Freie Rhythmen

Süden Radio 2013

SONORA

In the 70s, from 1970 to 1973, ethnomusicologist Michael Giacometti visited several rural areas in Portugal to record the most genuine singing forms that accompanied the natives' daily lives, marked by hard agricultural labor. A TV series was produced out of this research, titled Povo que Canta.

From dawn to dusk and night, those men and women who barely knew how to read and write used to sing during work, before and after, according to the function and feeling in question: they sang to the Earth’s fertility, they sang to the animals, they sang to catalyze the collective effort, to distract the spirit, to communicate with each others at the distance, to celebrate the harvest or just the end of one more day of work…they sang to flatter, to celebrate the patron saints, their landlords or the married lovers…

Diana Combo used samples from various episodes featuring songs, conversations and environmental sounds in the background to build a radio piece under the theme garden.

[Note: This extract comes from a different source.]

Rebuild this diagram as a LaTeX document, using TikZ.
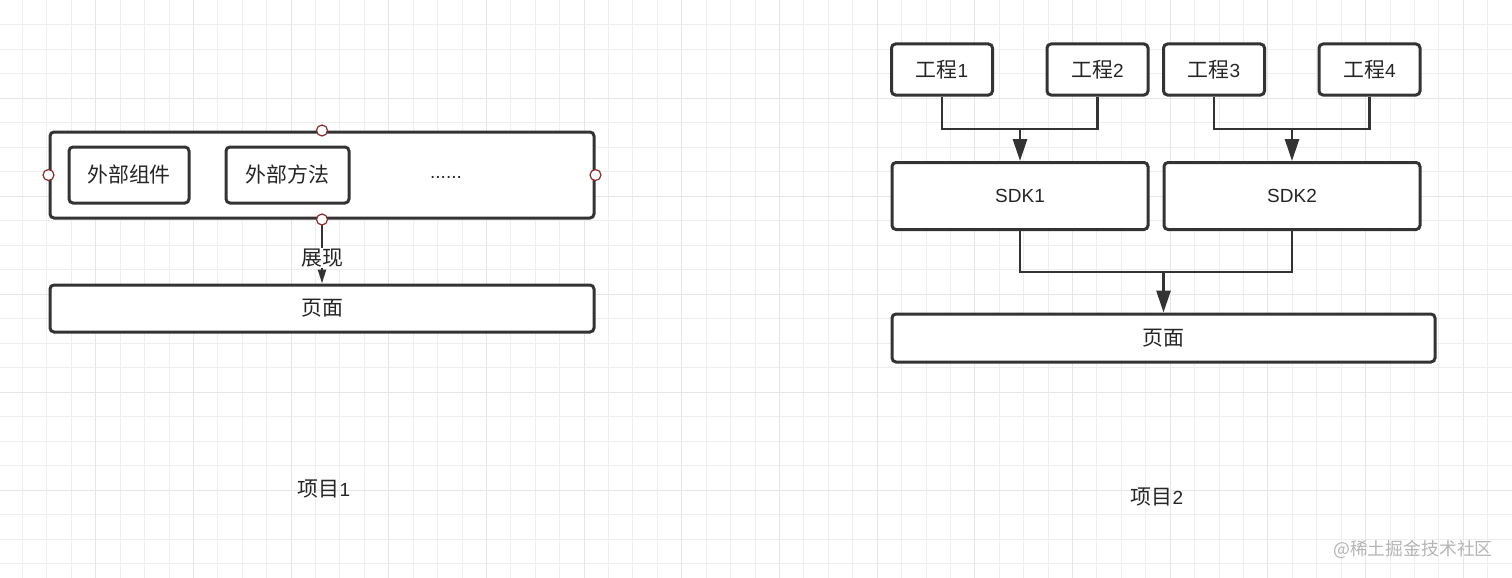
\documentclass[tikz,border=0pt]{standalone}
\usepackage{fontspec}
\setmainfont{Liberation Sans}
\newfontfamily\cjk[Scale=1.1]{Noto Sans CJK SC}
\usetikzlibrary{arrows.meta}
\definecolor{linegray}{HTML}{333333}
\definecolor{textgray}{HTML}{262626}
\definecolor{portred}{HTML}{8B2B2B}
\definecolor{gridgray}{HTML}{EEEEEE}
\definecolor{gridgrayB}{HTML}{E6E6E6}
\definecolor{markgray}{HTML}{B5B5B5}

\begin{document}
\begin{tikzpicture}
  [x=1pt,y=-1pt,
   every node/.style={font=\fontsize{19}{22}\selectfont,text=textgray},
   box/.style={draw=linegray,line width=3pt,rounded corners=4pt,fill=white,inner sep=0pt},
   port/.style={circle,draw=portred,fill=white,line width=1.2pt,minimum size=11pt,inner sep=0pt},
   link/.style={draw=linegray,line width=2.8pt},
   arr/.style={link,-{Triangle[length=22pt,width=14pt]}},
   gridline/.style={draw=gridgray,line width=1.2pt}]
  \fill[white] (0,0) rectangle (1512,578);
  \useasboundingbox (0,0) rectangle (1512,578);

  % grid
  \foreach \i [evaluate=\i as \gx using {round(22+24.42*\i)+0.5}] in {0,...,61}
    \draw[gridline] (\gx,0) -- (\gx,578);
  \foreach \i [evaluate=\i as \gy using {round(24+24.5*\i)+0.5}] in {0,...,22}
    \draw[gridline] (0,\gy) -- (1512,\gy);
  \foreach \i [evaluate=\i as \gx using {round(22+24.42*\i)+0.5}] in {3,7,...,59}
    \draw[gridline,draw=gridgrayB] (\gx,0) -- (\gx,578);
  \foreach \i [evaluate=\i as \gy using {round(24+24.5*\i)+0.5}] in {3,7,...,19}
    \draw[gridline,draw=gridgrayB] (0,\gy) -- (1512,\gy);

  % project 1
  \node[box,minimum width=544pt,minimum height=86pt] (wrap) at (322,175) {};
  \node[box,minimum width=120pt,minimum height=56pt] (comp) at (129,175) {\cjk 外部组件};
  \node[box,minimum width=123pt,minimum height=56pt] (meth) at (287.5,175) {\cjk 外部方法};
  \node (dots) at (446,177) {......};
  \node[box,minimum width=544pt,minimum height=47pt] (page1) at (322,308.5) {\cjk 页面};
  \draw[link,line width=2.2pt,-{Triangle[length=14pt,width=8pt]}] (wrap.south) --
    node[pos=0.6,fill=white,inner sep=1pt] (show) {\cjk 展现} (page1.north);
  \foreach \a in {north,south,east,west}
    \node[port] (port-\a) at (wrap.\a) {};
  \node (title1) at (324,489) {{\cjk 项目}1};

  % project 2
  \node[box,minimum width=101pt,minimum height=51pt] (eng1) at (942,69.5) {{\cjk 工程}1};
  \node[box,minimum width=101pt,minimum height=51pt] (eng2) at (1097.5,69.5) {{\cjk 工程}2};
  \node[box,minimum width=101pt,minimum height=51pt] (eng3) at (1214,69.5) {{\cjk 工程}3};
  \node[box,minimum width=101pt,minimum height=51pt] (eng4) at (1369.5,69.5) {{\cjk 工程}4};
  \node[box,minimum width=256pt,minimum height=67pt] (sdk1) at (1020,196) {SDK1};
  \node[box,minimum width=256pt,minimum height=67pt] (sdk2) at (1292,196) {SDK2};
  \node[box,minimum width=543pt,minimum height=48pt] (page2) at (1163.5,338) {\cjk 页面};
  \coordinate (j1) at (1020,129);
  \coordinate (j2) at (1292,129);
  \coordinate (j3) at (1163.5,272);

  \foreach \from/\to in {eng1/j1,eng2/j1,eng3/j2,eng4/j2,sdk1/j3,sdk2/j3}
    \draw[link] (\from.south) |- (\to);
  \foreach \from/\to in {j1/sdk1,j2/sdk2,j3/page2}
    \draw[arr] (\from) -- (\to.north);
  \node (title2) at (1157,497) {{\cjk 项目}2};

  \node[text=markgray,font=\fontsize{16.2}{19}\selectfont\cjk] (mark) at (1413,549) {@稀土掘金技术社区};
\end{tikzpicture}
\end{document}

The title makes reference to the rhythms of work, which constitutes the central activity around which the characters define their days, and the rhythms of singing, marking the tensions and the ambiguity between what oppresses and what liberates.

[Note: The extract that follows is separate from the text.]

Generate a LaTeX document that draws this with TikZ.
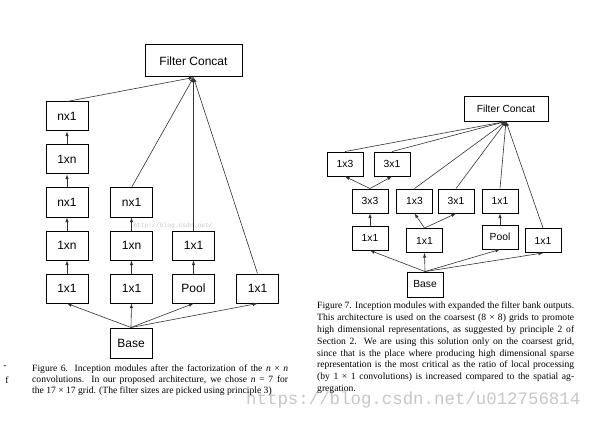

The TV program was broadcasted during the final years of the fascist dictatorship in Portugal and it documents how suspended in time the country seemed to be. Following the Italian and German models, the Portuguese government led by Salazar implemented FNAT, a state-controlled leisure organization (Fundação Nacional para a Alegria no Trabalho).

The idea of making people face work as a liberating force resonates with the nazi slogan "Arbeit Macht Frei": the cultural constructions underlying the political ideologies of that time aimed to feed people with a fake patriotic feeling. Meanwhile, men and women in the rural areas were singing their way in parallel routes. These authentic forms of traditional culture remained unknown and may sound exotic to most of the contemporary portuguese.

Diana Combo has been working with sound since finishing her studies on Sound and Image. So far she has produced a solo performing project using deformed vinyl records, she participated in several workshops (from improvisation to field recordings and diy electronics), she taught Sound Art at ESAD (Superior School of Arts and Design - Caldas da Raínha, Portugal). She played with Andrea Neumann, João Martins, Filipe Silva, Ana Veloso, Liz Allbee, Antoine Chessex, Mário Costa, Werner Dafeldecker, Eduardo Raon, Marcelo dos Reis, Jorge Queijo, Burkhard Beins, Peixe, Zé Miguel Pinto, João Ricardo and Nate Wooley. Recently, Diana Combo was a resident at Ausland, where she developed and presented (ears). Since 2010 she has produced several radio pieces that were transmitted by RadiaLx, RadioFutura, NTS and Ecos.